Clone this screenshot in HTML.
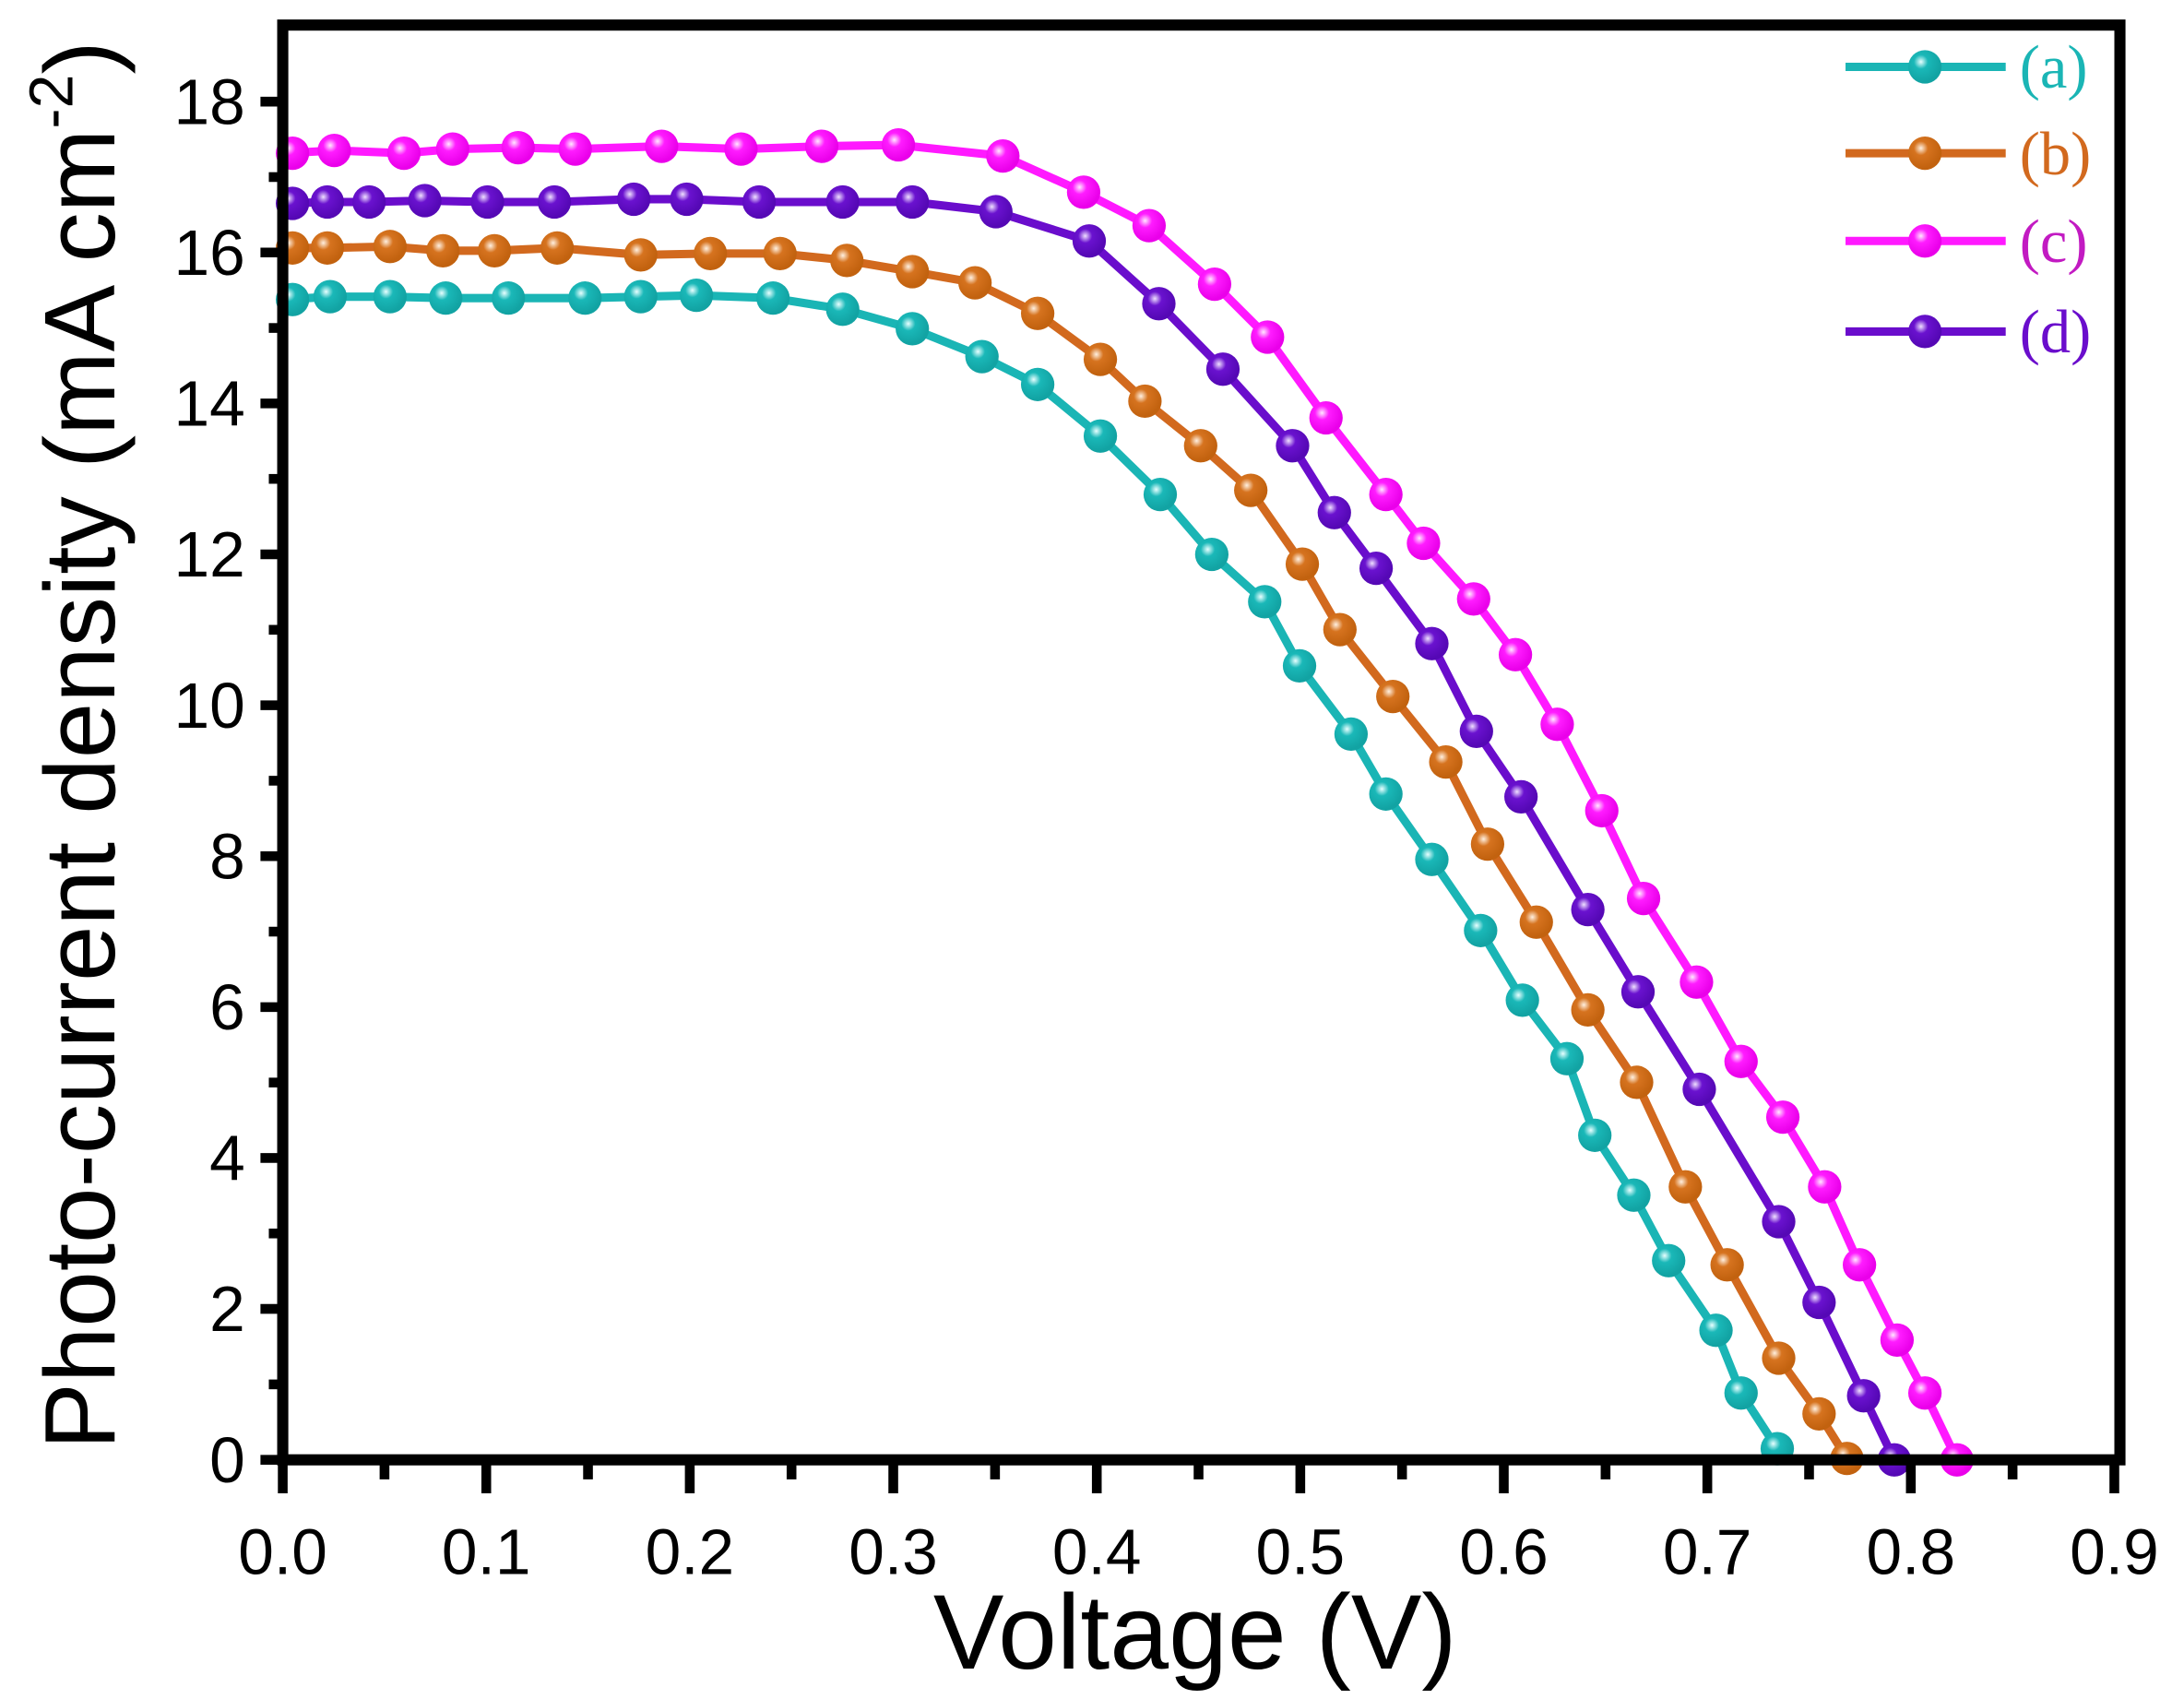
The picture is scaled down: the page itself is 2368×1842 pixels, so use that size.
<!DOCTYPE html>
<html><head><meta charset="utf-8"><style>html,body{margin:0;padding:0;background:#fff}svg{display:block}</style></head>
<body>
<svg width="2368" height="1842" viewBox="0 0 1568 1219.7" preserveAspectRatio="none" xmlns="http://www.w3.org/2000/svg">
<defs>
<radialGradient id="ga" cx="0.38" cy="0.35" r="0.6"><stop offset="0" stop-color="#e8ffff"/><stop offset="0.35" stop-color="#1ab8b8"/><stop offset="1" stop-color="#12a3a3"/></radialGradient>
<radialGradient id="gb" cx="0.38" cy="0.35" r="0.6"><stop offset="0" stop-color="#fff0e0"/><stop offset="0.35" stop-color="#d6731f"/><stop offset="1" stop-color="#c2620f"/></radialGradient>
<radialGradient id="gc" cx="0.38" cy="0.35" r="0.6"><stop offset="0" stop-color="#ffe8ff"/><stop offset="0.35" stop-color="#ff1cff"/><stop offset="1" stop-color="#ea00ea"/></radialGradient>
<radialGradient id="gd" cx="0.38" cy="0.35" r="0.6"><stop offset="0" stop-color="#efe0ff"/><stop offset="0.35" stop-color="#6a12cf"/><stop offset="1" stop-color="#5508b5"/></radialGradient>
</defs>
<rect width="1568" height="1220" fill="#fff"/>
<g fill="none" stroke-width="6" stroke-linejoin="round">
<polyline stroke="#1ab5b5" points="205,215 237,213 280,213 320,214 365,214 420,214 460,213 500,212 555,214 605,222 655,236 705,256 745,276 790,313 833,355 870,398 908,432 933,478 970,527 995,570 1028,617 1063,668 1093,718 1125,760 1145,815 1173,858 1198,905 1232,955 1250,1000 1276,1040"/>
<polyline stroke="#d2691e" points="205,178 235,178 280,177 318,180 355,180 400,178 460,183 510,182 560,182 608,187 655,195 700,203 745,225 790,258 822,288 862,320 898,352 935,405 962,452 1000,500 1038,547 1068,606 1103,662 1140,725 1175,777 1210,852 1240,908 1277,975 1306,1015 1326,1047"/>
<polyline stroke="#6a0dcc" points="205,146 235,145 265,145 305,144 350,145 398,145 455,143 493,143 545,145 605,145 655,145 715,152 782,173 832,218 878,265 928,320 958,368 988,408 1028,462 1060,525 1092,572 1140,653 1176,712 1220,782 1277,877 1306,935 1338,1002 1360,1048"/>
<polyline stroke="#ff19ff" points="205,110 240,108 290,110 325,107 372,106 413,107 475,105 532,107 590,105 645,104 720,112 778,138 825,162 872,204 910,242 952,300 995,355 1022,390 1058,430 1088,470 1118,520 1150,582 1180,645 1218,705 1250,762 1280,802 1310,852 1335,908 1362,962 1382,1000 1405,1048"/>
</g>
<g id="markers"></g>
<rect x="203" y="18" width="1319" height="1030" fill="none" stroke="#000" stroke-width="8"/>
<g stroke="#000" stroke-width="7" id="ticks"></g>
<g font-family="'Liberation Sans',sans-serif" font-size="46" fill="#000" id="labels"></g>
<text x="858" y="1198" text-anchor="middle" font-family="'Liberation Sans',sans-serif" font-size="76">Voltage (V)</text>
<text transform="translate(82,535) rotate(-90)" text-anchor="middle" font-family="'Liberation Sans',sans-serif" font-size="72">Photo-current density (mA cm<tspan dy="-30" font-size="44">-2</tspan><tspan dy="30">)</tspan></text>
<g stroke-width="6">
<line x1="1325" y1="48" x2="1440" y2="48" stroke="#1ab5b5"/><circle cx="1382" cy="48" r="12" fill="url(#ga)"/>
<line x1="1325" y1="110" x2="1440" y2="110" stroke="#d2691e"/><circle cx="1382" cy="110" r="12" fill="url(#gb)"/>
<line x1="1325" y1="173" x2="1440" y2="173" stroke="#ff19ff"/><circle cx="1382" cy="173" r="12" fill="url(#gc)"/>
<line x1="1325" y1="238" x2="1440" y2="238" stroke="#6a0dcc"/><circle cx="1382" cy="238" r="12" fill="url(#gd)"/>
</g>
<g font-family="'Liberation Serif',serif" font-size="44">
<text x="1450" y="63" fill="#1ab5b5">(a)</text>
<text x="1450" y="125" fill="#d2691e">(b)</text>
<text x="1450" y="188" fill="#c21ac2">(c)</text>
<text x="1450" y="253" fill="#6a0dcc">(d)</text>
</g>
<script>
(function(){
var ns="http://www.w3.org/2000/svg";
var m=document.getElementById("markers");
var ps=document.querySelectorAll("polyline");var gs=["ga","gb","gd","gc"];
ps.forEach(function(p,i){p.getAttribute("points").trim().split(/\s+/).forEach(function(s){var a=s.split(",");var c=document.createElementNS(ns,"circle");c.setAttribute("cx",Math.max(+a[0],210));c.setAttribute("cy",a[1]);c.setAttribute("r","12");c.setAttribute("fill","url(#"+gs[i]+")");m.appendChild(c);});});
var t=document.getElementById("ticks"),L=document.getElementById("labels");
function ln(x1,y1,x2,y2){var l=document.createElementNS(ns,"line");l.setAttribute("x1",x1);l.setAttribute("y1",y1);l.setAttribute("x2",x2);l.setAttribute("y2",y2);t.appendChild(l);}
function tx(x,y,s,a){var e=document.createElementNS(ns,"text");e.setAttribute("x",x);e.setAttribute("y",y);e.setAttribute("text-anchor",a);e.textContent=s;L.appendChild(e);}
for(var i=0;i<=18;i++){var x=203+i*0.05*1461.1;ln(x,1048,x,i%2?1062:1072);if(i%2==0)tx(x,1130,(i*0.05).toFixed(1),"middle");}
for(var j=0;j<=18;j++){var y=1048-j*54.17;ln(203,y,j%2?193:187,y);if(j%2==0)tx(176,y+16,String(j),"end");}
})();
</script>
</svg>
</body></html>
══════════════════════════════
All the lines above are to be reproduced exactly, except the pictures.

▸ FINISHED ANSWER
Clone this screenshot in HTML.
The picture is scaled down: the page itself is 2368×1842 pixels, so use that size.
<!DOCTYPE html>
<html><head><meta charset="utf-8"><style>html,body{margin:0;padding:0;background:#fff}svg{display:block}</style></head>
<body>
<svg width="2368" height="1842" viewBox="0 0 1568 1219.7" preserveAspectRatio="none" xmlns="http://www.w3.org/2000/svg">
<defs>
<radialGradient id="ga" cx="0.38" cy="0.35" r="0.6"><stop offset="0" stop-color="#e8ffff"/><stop offset="0.35" stop-color="#1ab8b8"/><stop offset="1" stop-color="#12a3a3"/></radialGradient>
<radialGradient id="gb" cx="0.38" cy="0.35" r="0.6"><stop offset="0" stop-color="#fff0e0"/><stop offset="0.35" stop-color="#d6731f"/><stop offset="1" stop-color="#c2620f"/></radialGradient>
<radialGradient id="gc" cx="0.38" cy="0.35" r="0.6"><stop offset="0" stop-color="#ffe8ff"/><stop offset="0.35" stop-color="#ff1cff"/><stop offset="1" stop-color="#ea00ea"/></radialGradient>
<radialGradient id="gd" cx="0.38" cy="0.35" r="0.6"><stop offset="0" stop-color="#efe0ff"/><stop offset="0.35" stop-color="#6a12cf"/><stop offset="1" stop-color="#5508b5"/></radialGradient>
</defs>
<rect width="1568" height="1220" fill="#fff"/>
<g fill="none" stroke-width="6" stroke-linejoin="round">
<polyline stroke="#1ab5b5" points="205,215 237,213 280,213 320,214 365,214 420,214 460,213 500,212 555,214 605,222 655,236 705,256 745,276 790,313 833,355 870,398 908,432 933,478 970,527 995,570 1028,617 1063,668 1093,718 1125,760 1145,815 1173,858 1198,905 1232,955 1250,1000 1276,1040"/>
<polyline stroke="#d2691e" points="205,178 235,178 280,177 318,180 355,180 400,178 460,183 510,182 560,182 608,187 655,195 700,203 745,225 790,258 822,288 862,320 898,352 935,405 962,452 1000,500 1038,547 1068,606 1103,662 1140,725 1175,777 1210,852 1240,908 1277,975 1306,1015 1326,1047"/>
<polyline stroke="#6a0dcc" points="205,146 235,145 265,145 305,144 350,145 398,145 455,143 493,143 545,145 605,145 655,145 715,152 782,173 832,218 878,265 928,320 958,368 988,408 1028,462 1060,525 1092,572 1140,653 1176,712 1220,782 1277,877 1306,935 1338,1002 1360,1048"/>
<polyline stroke="#ff19ff" points="205,110 240,108 290,110 325,107 372,106 413,107 475,105 532,107 590,105 645,104 720,112 778,138 825,162 872,204 910,242 952,300 995,355 1022,390 1058,430 1088,470 1118,520 1150,582 1180,645 1218,705 1250,762 1280,802 1310,852 1335,908 1362,962 1382,1000 1405,1048"/>
</g>
<g id="markers"></g>
<rect x="203" y="18" width="1319" height="1030" fill="none" stroke="#000" stroke-width="8"/>
<g stroke="#000" stroke-width="7" id="ticks"></g>
<g font-family="'Liberation Sans',sans-serif" font-size="46" fill="#000" id="labels"></g>
<text x="858" y="1198" text-anchor="middle" font-family="'Liberation Sans',sans-serif" font-size="76">Voltage (V)</text>
<text transform="translate(82,535) rotate(-90)" text-anchor="middle" font-family="'Liberation Sans',sans-serif" font-size="72">Photo-current density (mA cm<tspan dy="-30" font-size="44">-2</tspan><tspan dy="30">)</tspan></text>
<g stroke-width="6">
<line x1="1325" y1="48" x2="1440" y2="48" stroke="#1ab5b5"/><circle cx="1382" cy="48" r="12" fill="url(#ga)"/>
<line x1="1325" y1="110" x2="1440" y2="110" stroke="#d2691e"/><circle cx="1382" cy="110" r="12" fill="url(#gb)"/>
<line x1="1325" y1="173" x2="1440" y2="173" stroke="#ff19ff"/><circle cx="1382" cy="173" r="12" fill="url(#gc)"/>
<line x1="1325" y1="238" x2="1440" y2="238" stroke="#6a0dcc"/><circle cx="1382" cy="238" r="12" fill="url(#gd)"/>
</g>
<g font-family="'Liberation Serif',serif" font-size="44">
<text x="1450" y="63" fill="#1ab5b5">(a)</text>
<text x="1450" y="125" fill="#d2691e">(b)</text>
<text x="1450" y="188" fill="#c21ac2">(c)</text>
<text x="1450" y="253" fill="#6a0dcc">(d)</text>
</g>
<script>
(function(){
var ns="http://www.w3.org/2000/svg";
var m=document.getElementById("markers");
var ps=document.querySelectorAll("polyline");var gs=["ga","gb","gd","gc"];
ps.forEach(function(p,i){p.getAttribute("points").trim().split(/\s+/).forEach(function(s){var a=s.split(",");var c=document.createElementNS(ns,"circle");c.setAttribute("cx",Math.max(+a[0],210));c.setAttribute("cy",a[1]);c.setAttribute("r","12");c.setAttribute("fill","url(#"+gs[i]+")");m.appendChild(c);});});
var t=document.getElementById("ticks"),L=document.getElementById("labels");
function ln(x1,y1,x2,y2){var l=document.createElementNS(ns,"line");l.setAttribute("x1",x1);l.setAttribute("y1",y1);l.setAttribute("x2",x2);l.setAttribute("y2",y2);t.appendChild(l);}
function tx(x,y,s,a){var e=document.createElementNS(ns,"text");e.setAttribute("x",x);e.setAttribute("y",y);e.setAttribute("text-anchor",a);e.textContent=s;L.appendChild(e);}
for(var i=0;i<=18;i++){var x=203+i*0.05*1461.1;ln(x,1048,x,i%2?1062:1072);if(i%2==0)tx(x,1130,(i*0.05).toFixed(1),"middle");}
for(var j=0;j<=18;j++){var y=1048-j*54.17;ln(203,y,j%2?193:187,y);if(j%2==0)tx(176,y+16,String(j),"end");}
})();
</script>
</svg>
</body></html>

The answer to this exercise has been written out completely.